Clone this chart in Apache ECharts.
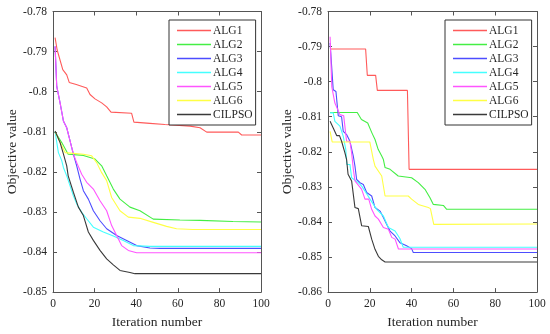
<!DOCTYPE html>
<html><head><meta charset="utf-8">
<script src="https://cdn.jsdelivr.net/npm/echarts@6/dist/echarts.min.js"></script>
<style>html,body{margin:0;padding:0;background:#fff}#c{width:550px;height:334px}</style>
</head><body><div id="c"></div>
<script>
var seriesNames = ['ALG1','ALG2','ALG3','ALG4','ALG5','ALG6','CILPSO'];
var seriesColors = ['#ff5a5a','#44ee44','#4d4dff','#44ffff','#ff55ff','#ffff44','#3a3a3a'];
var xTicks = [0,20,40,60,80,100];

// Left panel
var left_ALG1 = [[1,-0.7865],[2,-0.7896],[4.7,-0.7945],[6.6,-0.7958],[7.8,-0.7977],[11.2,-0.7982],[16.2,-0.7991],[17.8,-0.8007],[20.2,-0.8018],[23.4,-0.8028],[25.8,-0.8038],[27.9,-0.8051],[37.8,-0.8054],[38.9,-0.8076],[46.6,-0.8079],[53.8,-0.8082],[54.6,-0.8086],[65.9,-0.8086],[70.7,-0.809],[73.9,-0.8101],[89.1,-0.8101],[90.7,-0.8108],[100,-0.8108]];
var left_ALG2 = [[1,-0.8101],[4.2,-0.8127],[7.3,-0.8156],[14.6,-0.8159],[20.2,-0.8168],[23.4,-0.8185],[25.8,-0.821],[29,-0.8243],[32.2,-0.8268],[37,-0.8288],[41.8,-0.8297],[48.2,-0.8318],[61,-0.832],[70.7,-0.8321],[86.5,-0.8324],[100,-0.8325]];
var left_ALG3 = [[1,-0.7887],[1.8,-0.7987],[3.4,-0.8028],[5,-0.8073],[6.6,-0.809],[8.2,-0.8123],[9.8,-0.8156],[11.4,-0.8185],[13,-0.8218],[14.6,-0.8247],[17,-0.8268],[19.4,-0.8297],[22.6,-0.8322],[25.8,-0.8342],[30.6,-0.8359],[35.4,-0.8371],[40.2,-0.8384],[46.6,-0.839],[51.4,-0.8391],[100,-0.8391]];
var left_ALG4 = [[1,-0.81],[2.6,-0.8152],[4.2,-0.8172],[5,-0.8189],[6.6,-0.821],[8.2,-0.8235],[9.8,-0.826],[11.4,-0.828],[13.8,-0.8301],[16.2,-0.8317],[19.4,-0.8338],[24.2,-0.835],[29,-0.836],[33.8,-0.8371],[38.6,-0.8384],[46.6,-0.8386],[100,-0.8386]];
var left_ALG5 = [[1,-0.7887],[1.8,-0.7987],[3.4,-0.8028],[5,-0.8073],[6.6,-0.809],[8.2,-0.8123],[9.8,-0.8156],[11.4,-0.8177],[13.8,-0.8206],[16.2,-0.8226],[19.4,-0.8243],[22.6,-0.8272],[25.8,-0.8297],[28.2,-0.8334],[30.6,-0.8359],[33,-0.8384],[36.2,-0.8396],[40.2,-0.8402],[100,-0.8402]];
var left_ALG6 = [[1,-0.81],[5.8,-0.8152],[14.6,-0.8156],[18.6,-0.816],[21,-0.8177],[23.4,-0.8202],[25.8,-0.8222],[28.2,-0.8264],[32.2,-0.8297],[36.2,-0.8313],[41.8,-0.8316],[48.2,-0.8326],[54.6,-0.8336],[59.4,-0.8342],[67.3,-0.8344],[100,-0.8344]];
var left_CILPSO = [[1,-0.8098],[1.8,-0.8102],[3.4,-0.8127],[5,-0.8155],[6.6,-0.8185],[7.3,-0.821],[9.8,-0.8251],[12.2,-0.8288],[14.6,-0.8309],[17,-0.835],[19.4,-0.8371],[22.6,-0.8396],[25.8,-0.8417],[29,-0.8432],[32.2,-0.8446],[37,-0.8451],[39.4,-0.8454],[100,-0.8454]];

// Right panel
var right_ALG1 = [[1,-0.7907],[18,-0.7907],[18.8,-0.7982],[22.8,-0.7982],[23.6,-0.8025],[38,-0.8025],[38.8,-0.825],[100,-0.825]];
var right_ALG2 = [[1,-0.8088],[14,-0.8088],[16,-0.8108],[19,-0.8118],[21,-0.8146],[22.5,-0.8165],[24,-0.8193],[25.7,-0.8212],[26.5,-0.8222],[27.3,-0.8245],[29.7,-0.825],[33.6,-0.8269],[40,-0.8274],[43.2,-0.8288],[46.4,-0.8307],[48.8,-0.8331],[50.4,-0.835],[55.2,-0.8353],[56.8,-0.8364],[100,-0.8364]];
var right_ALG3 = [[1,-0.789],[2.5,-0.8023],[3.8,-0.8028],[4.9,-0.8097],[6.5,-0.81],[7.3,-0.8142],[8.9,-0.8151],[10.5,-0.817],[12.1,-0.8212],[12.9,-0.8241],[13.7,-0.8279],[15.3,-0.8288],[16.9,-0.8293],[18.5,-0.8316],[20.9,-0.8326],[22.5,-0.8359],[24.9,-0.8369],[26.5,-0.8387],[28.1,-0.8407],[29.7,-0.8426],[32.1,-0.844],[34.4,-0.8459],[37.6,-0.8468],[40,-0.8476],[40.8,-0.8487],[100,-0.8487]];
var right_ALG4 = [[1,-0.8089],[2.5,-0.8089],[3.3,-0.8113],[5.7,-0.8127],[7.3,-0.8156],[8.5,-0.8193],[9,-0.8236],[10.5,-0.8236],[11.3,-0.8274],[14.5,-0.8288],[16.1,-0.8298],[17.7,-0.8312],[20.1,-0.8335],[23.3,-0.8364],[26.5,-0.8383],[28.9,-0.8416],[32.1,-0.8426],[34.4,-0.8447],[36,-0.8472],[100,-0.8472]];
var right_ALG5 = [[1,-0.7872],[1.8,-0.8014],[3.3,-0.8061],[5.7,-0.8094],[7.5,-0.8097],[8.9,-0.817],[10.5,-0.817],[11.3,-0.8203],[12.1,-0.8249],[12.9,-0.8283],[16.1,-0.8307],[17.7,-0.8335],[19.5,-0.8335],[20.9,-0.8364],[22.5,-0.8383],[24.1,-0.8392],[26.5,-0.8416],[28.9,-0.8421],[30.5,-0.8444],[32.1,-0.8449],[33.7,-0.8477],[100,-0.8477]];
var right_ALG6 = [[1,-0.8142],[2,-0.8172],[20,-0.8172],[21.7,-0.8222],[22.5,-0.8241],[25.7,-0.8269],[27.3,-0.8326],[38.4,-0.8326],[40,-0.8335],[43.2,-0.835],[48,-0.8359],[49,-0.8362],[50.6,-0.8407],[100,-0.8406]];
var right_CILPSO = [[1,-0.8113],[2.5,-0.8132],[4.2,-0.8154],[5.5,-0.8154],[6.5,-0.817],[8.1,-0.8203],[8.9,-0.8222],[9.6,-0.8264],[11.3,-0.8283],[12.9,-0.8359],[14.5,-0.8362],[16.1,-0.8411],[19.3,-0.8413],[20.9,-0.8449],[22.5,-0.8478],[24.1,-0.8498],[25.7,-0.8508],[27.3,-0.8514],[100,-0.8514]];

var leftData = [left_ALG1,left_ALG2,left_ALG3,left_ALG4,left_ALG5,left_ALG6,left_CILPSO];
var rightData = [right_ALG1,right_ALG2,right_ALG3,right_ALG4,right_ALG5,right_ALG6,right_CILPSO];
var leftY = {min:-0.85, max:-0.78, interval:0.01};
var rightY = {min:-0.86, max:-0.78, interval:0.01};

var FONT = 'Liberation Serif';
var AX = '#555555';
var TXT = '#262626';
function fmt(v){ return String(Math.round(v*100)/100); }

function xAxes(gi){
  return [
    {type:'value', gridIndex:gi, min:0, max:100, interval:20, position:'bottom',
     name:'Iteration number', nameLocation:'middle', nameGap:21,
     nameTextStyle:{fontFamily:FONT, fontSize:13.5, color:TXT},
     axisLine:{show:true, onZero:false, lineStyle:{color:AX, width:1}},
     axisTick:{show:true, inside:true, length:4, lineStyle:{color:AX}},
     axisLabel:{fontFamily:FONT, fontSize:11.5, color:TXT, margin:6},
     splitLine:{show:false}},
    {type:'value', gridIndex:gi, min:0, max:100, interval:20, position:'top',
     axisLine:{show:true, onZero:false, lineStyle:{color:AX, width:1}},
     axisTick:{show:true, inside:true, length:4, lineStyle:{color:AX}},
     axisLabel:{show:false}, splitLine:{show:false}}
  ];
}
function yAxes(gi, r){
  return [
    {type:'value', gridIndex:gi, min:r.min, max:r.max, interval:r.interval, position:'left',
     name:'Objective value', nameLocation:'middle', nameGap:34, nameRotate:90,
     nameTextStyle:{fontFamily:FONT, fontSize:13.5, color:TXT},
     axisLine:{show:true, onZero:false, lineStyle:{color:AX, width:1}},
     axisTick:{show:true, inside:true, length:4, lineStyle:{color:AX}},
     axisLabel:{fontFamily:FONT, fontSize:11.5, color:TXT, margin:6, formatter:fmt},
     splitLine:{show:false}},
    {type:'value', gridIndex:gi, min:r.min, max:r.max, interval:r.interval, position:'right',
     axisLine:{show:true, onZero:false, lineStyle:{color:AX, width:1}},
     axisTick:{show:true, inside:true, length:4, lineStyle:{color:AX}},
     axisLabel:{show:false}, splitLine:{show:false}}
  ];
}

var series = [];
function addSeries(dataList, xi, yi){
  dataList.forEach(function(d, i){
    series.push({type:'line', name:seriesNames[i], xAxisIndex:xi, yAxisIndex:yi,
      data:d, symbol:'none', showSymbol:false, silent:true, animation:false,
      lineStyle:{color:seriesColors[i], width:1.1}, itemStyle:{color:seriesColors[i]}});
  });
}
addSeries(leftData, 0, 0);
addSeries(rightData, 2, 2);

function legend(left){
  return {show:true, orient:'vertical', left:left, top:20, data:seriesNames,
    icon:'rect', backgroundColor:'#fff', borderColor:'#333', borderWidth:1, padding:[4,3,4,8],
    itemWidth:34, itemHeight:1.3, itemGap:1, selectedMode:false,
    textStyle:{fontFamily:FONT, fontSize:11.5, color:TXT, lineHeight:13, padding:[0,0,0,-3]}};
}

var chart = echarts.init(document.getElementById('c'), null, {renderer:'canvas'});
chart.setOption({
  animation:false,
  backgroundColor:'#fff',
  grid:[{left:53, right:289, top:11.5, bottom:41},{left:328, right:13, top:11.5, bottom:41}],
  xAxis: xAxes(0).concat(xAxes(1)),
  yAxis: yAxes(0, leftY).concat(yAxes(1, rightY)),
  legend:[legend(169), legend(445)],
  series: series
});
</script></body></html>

————

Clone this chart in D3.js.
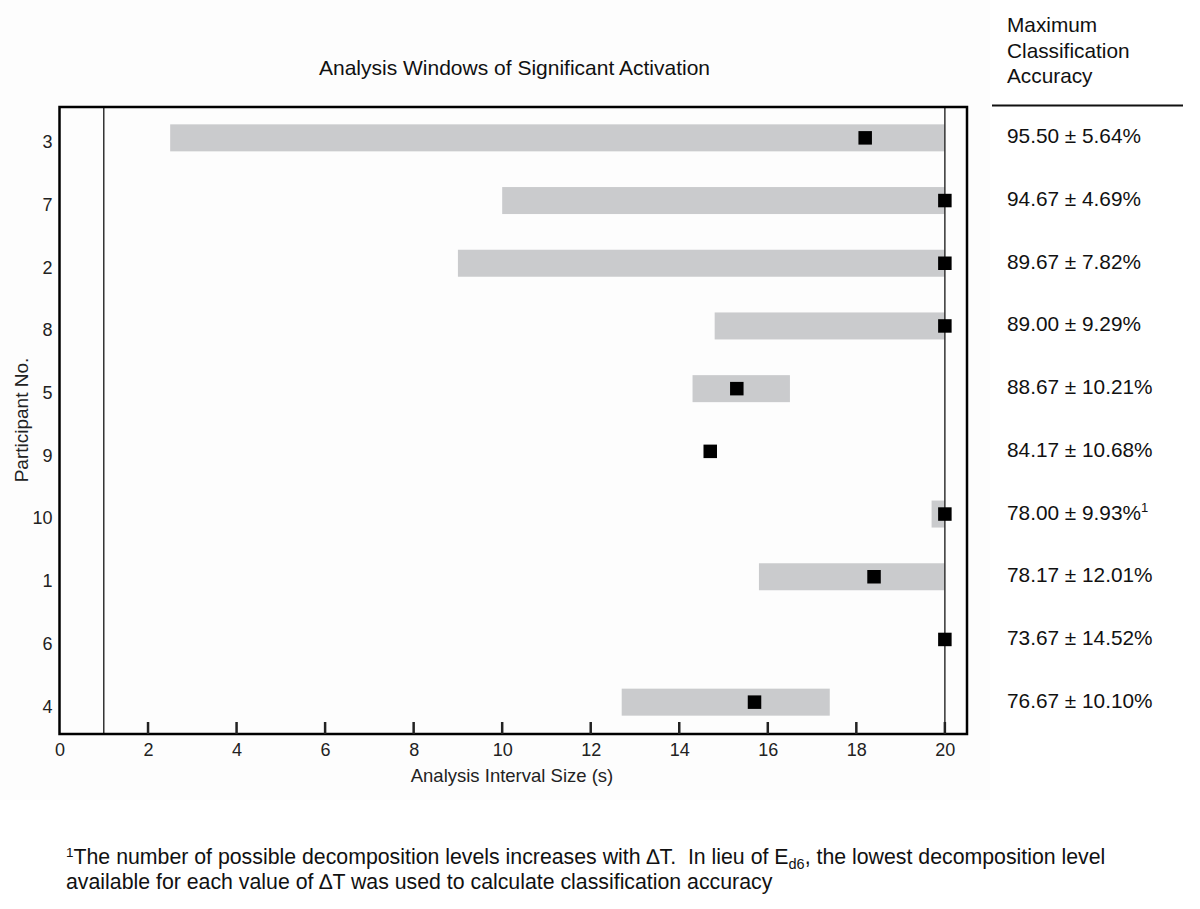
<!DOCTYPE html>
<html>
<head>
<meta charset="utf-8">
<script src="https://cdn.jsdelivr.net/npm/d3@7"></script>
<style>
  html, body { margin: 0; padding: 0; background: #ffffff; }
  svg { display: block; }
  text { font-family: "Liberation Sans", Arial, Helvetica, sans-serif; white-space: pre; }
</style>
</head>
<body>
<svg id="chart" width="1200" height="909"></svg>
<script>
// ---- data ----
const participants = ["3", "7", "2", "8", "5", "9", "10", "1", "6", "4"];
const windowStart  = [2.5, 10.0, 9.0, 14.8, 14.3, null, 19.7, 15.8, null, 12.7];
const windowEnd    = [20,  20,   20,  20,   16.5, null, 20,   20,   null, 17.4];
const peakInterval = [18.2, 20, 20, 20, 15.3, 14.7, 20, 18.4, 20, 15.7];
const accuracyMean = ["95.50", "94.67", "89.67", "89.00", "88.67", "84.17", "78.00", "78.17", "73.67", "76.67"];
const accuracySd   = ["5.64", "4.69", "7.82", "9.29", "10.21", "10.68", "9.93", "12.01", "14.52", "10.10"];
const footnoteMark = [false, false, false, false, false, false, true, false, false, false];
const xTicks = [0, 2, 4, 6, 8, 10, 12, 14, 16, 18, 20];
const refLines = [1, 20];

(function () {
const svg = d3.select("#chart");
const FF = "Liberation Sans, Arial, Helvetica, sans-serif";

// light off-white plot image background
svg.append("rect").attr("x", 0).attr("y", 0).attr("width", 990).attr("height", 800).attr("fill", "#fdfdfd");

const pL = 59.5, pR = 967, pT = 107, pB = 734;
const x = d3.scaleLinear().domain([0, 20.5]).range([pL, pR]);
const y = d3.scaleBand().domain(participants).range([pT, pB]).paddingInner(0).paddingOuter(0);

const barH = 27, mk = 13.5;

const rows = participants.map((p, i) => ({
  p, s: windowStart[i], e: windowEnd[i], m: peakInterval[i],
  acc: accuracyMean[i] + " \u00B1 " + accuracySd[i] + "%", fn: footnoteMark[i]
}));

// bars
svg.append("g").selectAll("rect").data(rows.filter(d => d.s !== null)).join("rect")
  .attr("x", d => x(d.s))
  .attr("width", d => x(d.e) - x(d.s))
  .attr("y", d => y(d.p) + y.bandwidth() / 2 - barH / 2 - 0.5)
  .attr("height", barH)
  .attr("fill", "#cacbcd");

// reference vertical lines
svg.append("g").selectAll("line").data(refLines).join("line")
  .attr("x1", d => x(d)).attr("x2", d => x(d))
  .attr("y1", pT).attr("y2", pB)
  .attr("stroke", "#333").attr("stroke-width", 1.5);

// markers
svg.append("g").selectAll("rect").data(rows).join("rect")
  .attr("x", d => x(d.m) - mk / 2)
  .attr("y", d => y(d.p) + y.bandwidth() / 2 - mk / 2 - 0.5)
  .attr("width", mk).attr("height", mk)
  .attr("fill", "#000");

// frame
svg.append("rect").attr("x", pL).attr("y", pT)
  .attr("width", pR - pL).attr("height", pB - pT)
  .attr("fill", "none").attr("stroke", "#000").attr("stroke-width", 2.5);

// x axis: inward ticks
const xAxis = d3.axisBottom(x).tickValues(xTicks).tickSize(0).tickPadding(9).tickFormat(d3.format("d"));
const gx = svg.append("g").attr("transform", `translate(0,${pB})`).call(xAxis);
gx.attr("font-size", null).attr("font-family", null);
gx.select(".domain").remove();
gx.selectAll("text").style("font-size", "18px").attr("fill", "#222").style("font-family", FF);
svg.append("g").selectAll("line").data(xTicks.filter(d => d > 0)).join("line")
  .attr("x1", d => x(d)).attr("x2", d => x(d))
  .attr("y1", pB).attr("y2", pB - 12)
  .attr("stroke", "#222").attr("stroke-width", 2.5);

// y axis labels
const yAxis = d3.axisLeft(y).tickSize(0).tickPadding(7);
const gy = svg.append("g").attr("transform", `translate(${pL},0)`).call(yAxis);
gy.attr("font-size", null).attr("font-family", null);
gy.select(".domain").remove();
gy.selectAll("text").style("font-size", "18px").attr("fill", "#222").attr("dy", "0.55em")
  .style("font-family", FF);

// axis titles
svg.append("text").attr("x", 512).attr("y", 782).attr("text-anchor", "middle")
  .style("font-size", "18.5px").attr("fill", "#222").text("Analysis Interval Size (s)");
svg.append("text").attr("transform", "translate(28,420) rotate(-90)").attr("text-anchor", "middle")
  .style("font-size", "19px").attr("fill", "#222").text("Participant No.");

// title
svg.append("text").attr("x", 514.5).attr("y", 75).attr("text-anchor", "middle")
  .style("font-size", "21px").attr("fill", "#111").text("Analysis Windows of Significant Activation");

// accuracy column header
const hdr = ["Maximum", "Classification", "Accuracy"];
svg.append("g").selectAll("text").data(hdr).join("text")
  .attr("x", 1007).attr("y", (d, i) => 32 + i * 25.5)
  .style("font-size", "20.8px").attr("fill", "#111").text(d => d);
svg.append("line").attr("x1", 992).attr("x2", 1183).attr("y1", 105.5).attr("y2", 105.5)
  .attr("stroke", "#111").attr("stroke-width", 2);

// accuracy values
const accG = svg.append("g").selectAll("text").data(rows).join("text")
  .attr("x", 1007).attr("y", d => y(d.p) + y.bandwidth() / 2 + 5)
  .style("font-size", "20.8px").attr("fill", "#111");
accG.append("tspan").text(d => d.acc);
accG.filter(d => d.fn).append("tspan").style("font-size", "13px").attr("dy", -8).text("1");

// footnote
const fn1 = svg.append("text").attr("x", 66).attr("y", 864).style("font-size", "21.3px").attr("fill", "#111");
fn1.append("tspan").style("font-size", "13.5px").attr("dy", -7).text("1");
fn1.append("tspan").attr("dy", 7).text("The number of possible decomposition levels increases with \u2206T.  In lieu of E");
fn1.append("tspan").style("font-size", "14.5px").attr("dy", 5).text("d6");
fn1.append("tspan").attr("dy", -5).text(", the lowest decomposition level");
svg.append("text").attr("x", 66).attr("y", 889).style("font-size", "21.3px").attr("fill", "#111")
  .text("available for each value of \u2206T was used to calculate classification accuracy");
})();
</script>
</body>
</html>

————

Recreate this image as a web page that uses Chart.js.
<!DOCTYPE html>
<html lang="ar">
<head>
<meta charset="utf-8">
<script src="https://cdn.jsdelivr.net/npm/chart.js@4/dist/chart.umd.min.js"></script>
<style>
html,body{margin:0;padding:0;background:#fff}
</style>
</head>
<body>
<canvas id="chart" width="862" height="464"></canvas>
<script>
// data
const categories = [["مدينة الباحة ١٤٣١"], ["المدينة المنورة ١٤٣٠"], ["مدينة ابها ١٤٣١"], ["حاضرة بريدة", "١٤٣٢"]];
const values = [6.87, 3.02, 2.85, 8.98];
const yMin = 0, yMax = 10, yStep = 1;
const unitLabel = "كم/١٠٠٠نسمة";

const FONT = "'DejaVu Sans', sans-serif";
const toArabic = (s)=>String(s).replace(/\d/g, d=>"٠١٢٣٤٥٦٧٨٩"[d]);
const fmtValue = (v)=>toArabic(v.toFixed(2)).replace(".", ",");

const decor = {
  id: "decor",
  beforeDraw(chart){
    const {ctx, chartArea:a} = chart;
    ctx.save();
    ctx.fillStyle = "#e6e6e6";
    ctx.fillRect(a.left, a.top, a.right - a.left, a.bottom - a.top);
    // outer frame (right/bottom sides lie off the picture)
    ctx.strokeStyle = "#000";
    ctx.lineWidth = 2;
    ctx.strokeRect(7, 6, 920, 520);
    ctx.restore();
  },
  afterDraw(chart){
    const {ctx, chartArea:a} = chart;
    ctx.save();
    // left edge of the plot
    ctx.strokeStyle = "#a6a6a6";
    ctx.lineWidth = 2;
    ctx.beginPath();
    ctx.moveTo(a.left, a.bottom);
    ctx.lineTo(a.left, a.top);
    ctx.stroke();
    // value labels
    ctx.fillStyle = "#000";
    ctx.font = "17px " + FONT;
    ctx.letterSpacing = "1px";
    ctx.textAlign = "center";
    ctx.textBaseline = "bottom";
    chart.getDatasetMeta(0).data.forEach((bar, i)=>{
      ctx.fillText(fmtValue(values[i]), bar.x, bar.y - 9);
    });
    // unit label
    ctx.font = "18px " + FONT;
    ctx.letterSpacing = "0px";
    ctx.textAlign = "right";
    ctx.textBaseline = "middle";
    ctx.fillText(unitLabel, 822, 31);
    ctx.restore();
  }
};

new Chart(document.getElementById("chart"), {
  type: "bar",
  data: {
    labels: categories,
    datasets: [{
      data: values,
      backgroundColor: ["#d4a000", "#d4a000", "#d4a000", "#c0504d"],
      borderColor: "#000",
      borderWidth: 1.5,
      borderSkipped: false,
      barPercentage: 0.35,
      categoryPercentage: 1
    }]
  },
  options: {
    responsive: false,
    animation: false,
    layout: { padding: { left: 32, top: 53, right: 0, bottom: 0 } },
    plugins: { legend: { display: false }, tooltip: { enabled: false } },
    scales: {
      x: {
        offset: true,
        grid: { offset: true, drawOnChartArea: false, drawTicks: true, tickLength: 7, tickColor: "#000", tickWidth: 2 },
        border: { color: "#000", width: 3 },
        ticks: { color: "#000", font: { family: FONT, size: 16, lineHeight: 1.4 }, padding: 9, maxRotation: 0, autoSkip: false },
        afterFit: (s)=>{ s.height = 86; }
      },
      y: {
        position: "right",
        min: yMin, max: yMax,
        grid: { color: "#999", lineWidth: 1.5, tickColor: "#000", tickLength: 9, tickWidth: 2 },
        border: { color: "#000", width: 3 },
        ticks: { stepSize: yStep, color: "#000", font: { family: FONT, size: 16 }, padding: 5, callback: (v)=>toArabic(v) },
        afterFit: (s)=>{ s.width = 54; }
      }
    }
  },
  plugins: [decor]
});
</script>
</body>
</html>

————

## INSTRUCTIONS TO FOLLOW
Find the word "this" in the material, then list each line that holds it.

## WRITTEN SOLUTION
Clone this chart in Apache ECharts.
Clone this chart in D3.js.
Recreate this image as a web page that uses Chart.js.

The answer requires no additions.